People who book conventions talk about first tier, second tier, down to nth tier; there’s presumably no point in going to some place designated as n + 1. Oklahoma City is somewhere around the third tier, and at least some folks around here aspire to climbing up to the second; the whole “Big League City” promotion, devised to sell a MAPS-y tax to improve the Ford Center to full NBA standards, was the poster child for those aspirations. The first tier, where you find places like New York and Los Angeles, is of course out of reach: these are our world-class cities, and they’re not looking for competition.

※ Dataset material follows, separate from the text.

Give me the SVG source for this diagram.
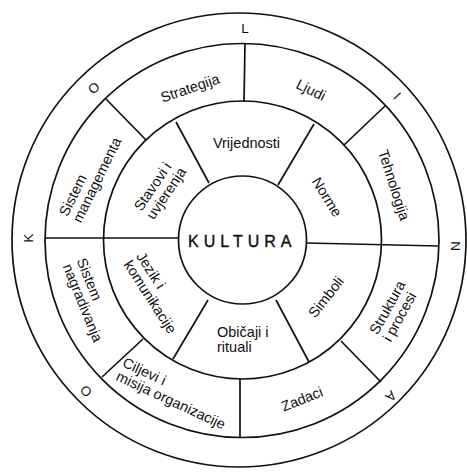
<svg xmlns="http://www.w3.org/2000/svg" width="467" height="474" viewBox="0 0 467 474">
<style>
.c{fill:none;stroke:#111;stroke-width:1.7}
.l{stroke:#111;stroke-width:1.7;fill:none}
text{font-family:"Liberation Sans",Arial,Helvetica,sans-serif;font-size:14.5px;fill:#111}
.m{text-anchor:middle}
.k{font-size:13.5px;text-anchor:middle}
</style>
<rect width="467" height="474" fill="#fff"/>
<g id="rings">
<circle class="c" cx="239" cy="240" r="227"/>
<circle class="c" cx="242" cy="240.5" r="197"/>
<circle class="c" cx="242.5" cy="240" r="139"/>
</g>
<g id="connectors">
<line class="l" x1="245" y1="43" x2="244" y2="102"/>
<line class="l" x1="106" y1="99" x2="146" y2="140"/>
<line class="l" x1="385" y1="106" x2="344" y2="145"/>
<line class="l" x1="45" y1="238" x2="178" y2="238"/>
<line class="l" x1="307" y1="243" x2="439" y2="246"/>
<line class="l" x1="341" y1="341" x2="381" y2="382"/>
<line class="l" x1="240" y1="379" x2="240" y2="438"/>
<line class="l" x1="143" y1="339" x2="102" y2="377"/>
<line class="l" x1="176" y1="122" x2="209" y2="183"/>
<line class="l" x1="314" y1="124" x2="278" y2="185"/>
<line class="l" x1="276" y1="300" x2="309" y2="362"/>
<line class="l" x1="208" y1="300" x2="173" y2="359"/>
</g>
<g id="kultura">
<circle class="c" cx="242.5" cy="240" r="64"/>
<text x="188" y="247" style="font-size:16px;letter-spacing:5px;stroke:#111;stroke-width:0.4">KULTURA</text>
</g>
<g id="vrijednosti"><text class="m" x="246.5" y="148">Vrijednosti</text></g>
<g id="norme" transform="translate(327,197) rotate(58)"><text class="m" x="0" y="5">Norme</text></g>
<g id="simboli" transform="translate(326,297) rotate(-52)"><text class="m" x="0" y="5">Simboli</text></g>
<g id="obicaji"><text x="217" y="337">Običaji  i</text><text x="217" y="352">rituali</text></g>
<g id="jezik" transform="translate(156,292) rotate(57)"><text x="-41" y="-2.5">Jezik  i</text><text x="-41" y="12.5">komunikacije</text></g>
<g id="stavovi" transform="translate(160,189) rotate(-56)"><text x="-29.5" y="-2.5">Stavovi  i</text><text x="-29.5" y="12.5">uvjerenja</text></g>
<g id="strategija" transform="translate(190,88) rotate(-19)"><text class="m" x="0" y="5">Strategija</text></g>
<g id="ljudi" transform="translate(311,90) rotate(26)"><text class="m" x="0" y="5">Ljudi</text></g>
<g id="tehnologija" transform="translate(394,185) rotate(72)"><text class="m" x="0" y="5">Tehnologija</text></g>
<g id="struktura" transform="translate(394,311) rotate(-61)"><text x="-29.5" y="-2.5">Struktura</text><text x="-29.5" y="12.5">i procesi</text></g>
<g id="zadaci" transform="translate(302,399) rotate(-22)"><text class="m" x="0" y="5">Zadaci</text></g>
<g id="ciljevi" transform="translate(177.5,395) rotate(25)"><text x="-63" y="-2.5">Ciljevi  i</text><text x="-63" y="12.5">misija organizacije</text></g>
<g id="nagradivanja" transform="translate(89.5,299.5) rotate(68)"><text x="-41" y="-2.5">Sistem</text><text x="-41" y="12.5">nagradivanja</text></g>
<g id="managementa" transform="translate(90,177) rotate(-64)"><text x="-46" y="-2.5">Sistem</text><text x="-46" y="12.5">managementa</text></g>
<g id="letters">
<text class="k" transform="translate(245,28)" y="4.5">L</text>
<text class="k" transform="translate(397,96) rotate(47)" y="4.5">I</text>
<text class="k" transform="translate(455,246) rotate(90)" y="4.5">N</text>
<text class="k" transform="translate(391,396) rotate(136)" y="4.5">A</text>
<text class="k" transform="translate(86,391) rotate(-134)" y="4.5">O</text>
<text class="k" transform="translate(28,238) rotate(-90)" y="4.5">K</text>
<text class="k" transform="translate(94,88) rotate(-44)" y="4.5">O</text>
</g>
</svg>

What world-class cities are looking for, apparently, is homogenization:

The joy of great cities lies in their differences. What’s special about Stockholm is different from what makes London or Vienna attractive. The “world class city”, and its gormless sibling, the “world class place”, is a political slogan, conjured by globally minded, air-travel addicted wonks, that has been adopted, sadly and dimly, by politicians, quangos and planners around the world. I’ve even heard, much to my disbelief, Ken Livingstone and Boris Johnson talking of London’s need to become a “world class city”. Blimey, mush, if London hasn’t been a top-drawer city for the past Gawd-knows-how-many centuries, I don’t know where between one and eight million Londoners have been living.

The dangers of the “world class” concept are particularly disturbing for cities smaller than London more readily harmed by globalised architecture and planning. The centre of Stockholm is under threat from a tide of thoughtless, shiny, air-conditioned architectural schlock, with politicians seduced by the idea that a “vibrant” city centre has to look like a computer-generated rendering of the most slickly dreadful and characterless place you can imagine, full of smiling people in casual clothes and with more witless shops dropped on them than the Luftwaffe dropped bombs on European cities a lifetime ago.

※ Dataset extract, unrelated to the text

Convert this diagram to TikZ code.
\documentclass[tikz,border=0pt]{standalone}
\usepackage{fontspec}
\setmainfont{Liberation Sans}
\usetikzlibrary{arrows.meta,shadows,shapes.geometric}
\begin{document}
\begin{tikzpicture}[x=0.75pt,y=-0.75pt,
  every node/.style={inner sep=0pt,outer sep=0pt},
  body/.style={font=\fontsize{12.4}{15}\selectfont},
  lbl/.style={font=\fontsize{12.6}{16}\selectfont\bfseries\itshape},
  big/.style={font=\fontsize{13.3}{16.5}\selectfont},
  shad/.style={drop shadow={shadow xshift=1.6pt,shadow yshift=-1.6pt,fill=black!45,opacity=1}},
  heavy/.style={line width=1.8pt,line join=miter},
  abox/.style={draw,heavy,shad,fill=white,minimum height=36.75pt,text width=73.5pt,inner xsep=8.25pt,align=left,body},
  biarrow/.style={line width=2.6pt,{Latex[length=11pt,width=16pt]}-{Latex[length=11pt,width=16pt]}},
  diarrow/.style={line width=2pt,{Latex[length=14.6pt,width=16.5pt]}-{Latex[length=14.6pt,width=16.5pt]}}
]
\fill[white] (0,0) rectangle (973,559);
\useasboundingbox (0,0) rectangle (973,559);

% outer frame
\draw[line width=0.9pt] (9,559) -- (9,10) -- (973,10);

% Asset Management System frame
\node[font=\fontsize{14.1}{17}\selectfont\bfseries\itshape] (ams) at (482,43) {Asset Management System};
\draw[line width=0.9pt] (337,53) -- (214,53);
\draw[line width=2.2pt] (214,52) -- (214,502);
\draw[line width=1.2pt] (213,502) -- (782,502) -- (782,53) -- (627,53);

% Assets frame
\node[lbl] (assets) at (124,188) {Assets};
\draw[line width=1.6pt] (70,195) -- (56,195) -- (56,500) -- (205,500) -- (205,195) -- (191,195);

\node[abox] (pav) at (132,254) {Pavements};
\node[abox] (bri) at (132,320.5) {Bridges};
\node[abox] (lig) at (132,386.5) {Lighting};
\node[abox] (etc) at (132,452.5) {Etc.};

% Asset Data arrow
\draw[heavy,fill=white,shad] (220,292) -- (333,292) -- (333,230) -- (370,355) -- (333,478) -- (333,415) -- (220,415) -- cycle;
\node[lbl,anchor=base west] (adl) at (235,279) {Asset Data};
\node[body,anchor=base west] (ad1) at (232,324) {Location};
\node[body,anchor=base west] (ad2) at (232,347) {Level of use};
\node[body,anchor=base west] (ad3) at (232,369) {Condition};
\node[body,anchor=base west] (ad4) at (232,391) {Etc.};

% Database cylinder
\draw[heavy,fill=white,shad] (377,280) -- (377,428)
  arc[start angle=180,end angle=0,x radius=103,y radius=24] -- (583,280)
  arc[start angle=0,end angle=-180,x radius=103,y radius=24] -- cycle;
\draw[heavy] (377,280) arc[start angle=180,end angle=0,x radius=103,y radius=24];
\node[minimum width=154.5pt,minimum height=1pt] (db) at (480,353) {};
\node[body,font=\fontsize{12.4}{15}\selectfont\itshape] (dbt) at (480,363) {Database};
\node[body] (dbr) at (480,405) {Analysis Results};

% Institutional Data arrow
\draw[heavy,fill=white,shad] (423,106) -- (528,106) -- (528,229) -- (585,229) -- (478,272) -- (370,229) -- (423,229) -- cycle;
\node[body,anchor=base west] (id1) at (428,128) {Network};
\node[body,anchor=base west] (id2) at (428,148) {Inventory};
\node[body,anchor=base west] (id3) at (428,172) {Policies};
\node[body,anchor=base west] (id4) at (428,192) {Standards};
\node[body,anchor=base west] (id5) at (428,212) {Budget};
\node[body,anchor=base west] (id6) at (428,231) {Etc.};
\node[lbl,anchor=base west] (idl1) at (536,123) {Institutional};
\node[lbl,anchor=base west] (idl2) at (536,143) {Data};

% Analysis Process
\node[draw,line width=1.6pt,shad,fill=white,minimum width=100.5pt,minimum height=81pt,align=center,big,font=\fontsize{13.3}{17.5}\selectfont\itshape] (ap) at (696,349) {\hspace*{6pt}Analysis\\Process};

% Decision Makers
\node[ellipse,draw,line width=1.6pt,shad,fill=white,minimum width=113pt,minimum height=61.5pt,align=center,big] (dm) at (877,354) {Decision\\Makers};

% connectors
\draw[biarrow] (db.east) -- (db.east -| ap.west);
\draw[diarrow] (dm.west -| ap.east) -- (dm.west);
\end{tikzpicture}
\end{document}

Remember this the next time someone tells you that what Bricktown needs most is more retail.

(Via Aaron Renn.)


  1. fillyjonk »

    10 May 2010 · 10:21 am

    Of course, for those of us WITHOUT enormous expense accounts, we welcome having our conferences in places like Winona, Minnesota or Cedar Falls, Iowa – because you’re less likely to wind up with a $900 hotel bill for four nights in some city you’re too busy sitting in meetings to actually be able to see.

    Or at least that’s my experience for the standard “academic” conference – you are made to feel like a slacker if you take an afternoon off from meetings to, say, go to the Field Museum.

  2. Mark Alger »

    10 May 2010 · 3:15 pm

    Central planning, like socialism, is a virulent disease that will devastate your urban core faster than you can say Fifty Year Plan. Cincinnati — number 25 among the top 25 Major League cities — provides ample evidence that city planners ought to be political pariahs, forbidden employment within lawful commerce distance of any central city district.

    You wouldn’t know it from a quick tour of our empty downtown streets on a weeknight, but we used to have a vibrant central city district, which was alive with activity at all hours of the day and night. That was before public funds were malappropriated and zoning ordinances subverted to the ends of the Central City District Master Plan — e.g., the building of Riverfront Stadium, the Coliseum (under its many ill-fated aliasess), the Convention Center, and nearly every under-occupied office tower between Broadway and Central Avenue, from the River up to Central Parkway. (For those from other places: a mile-square district encompassing essentially all of downtown.)

    Do not allow “planners” anywhere near your city’s core and you’ll do fine. Otherwise, pack up and head for eslewhere.